Written exercise: Write each line of the material exactly as given, from the top through the line that contains "1-433/527, (1040-96)/1046, (433-38)/527])", and omit all pictures.

=== Data excerpts ===

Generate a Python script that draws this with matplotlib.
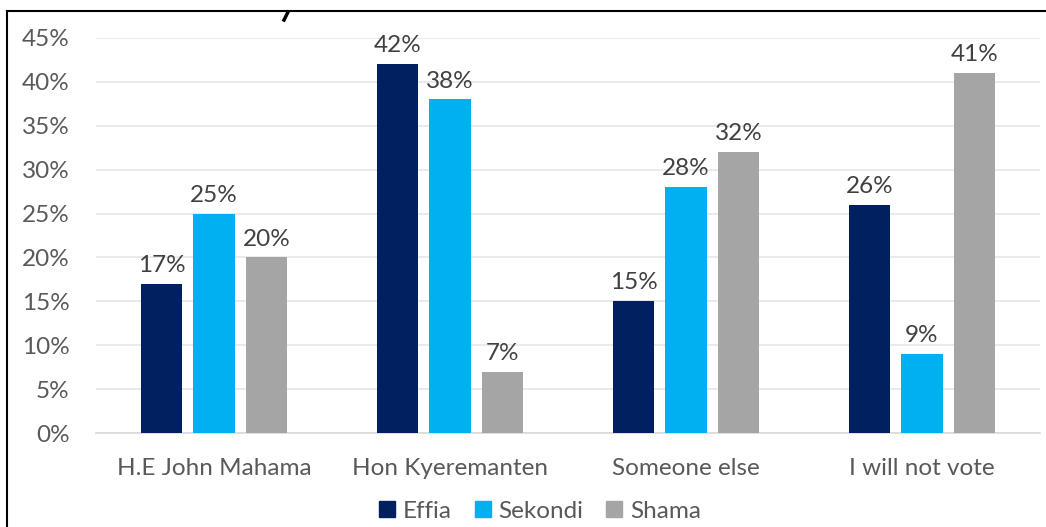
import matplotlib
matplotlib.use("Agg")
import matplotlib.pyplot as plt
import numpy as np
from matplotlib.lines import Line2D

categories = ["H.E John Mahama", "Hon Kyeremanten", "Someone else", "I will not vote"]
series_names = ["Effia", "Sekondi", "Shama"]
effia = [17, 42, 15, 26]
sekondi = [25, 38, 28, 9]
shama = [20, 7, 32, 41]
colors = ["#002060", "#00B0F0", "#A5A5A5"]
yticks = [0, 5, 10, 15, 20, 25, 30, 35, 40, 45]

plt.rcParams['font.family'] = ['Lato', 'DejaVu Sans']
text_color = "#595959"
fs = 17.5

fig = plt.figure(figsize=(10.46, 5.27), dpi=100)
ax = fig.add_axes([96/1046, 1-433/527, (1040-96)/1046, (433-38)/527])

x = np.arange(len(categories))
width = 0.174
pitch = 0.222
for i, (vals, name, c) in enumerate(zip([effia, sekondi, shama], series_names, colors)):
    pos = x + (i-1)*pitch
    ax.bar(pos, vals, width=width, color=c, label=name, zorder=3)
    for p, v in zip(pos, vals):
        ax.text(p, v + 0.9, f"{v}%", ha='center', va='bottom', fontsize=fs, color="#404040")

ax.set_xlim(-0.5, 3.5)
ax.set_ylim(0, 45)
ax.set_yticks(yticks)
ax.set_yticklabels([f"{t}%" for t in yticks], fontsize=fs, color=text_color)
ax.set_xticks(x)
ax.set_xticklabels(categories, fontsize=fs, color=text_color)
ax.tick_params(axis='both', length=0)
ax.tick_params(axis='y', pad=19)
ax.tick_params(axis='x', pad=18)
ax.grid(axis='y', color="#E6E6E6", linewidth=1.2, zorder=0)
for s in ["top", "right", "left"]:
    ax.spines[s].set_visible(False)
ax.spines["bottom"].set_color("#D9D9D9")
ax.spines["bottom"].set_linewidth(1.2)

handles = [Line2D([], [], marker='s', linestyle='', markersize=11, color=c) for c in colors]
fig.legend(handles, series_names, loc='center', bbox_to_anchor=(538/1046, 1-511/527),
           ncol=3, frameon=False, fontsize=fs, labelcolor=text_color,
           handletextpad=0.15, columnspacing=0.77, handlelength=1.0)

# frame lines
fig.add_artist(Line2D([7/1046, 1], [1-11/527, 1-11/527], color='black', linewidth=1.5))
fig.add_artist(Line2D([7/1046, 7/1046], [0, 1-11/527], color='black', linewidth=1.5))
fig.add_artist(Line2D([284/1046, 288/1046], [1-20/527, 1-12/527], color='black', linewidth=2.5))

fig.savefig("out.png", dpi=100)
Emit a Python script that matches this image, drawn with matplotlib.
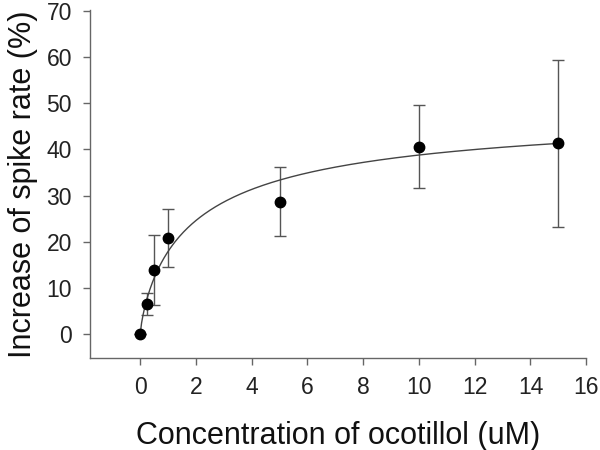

===

Written answer:
Generate a Python script that draws this with matplotlib.
import matplotlib
matplotlib.use("Agg")
import matplotlib.pyplot as plt
import numpy as np
from matplotlib.lines import Line2D

categories = ["H.E John Mahama", "Hon Kyeremanten", "Someone else", "I will not vote"]
series_names = ["Effia", "Sekondi", "Shama"]
effia = [17, 42, 15, 26]
sekondi = [25, 38, 28, 9]
shama = [20, 7, 32, 41]
colors = ["#002060", "#00B0F0", "#A5A5A5"]
yticks = [0, 5, 10, 15, 20, 25, 30, 35, 40, 45]

plt.rcParams['font.family'] = ['Lato', 'DejaVu Sans']
text_color = "#595959"
fs = 17.5

fig = plt.figure(figsize=(10.46, 5.27), dpi=100)
ax = fig.add_axes([96/1046, 1-433/527, (1040-96)/1046, (433-38)/527])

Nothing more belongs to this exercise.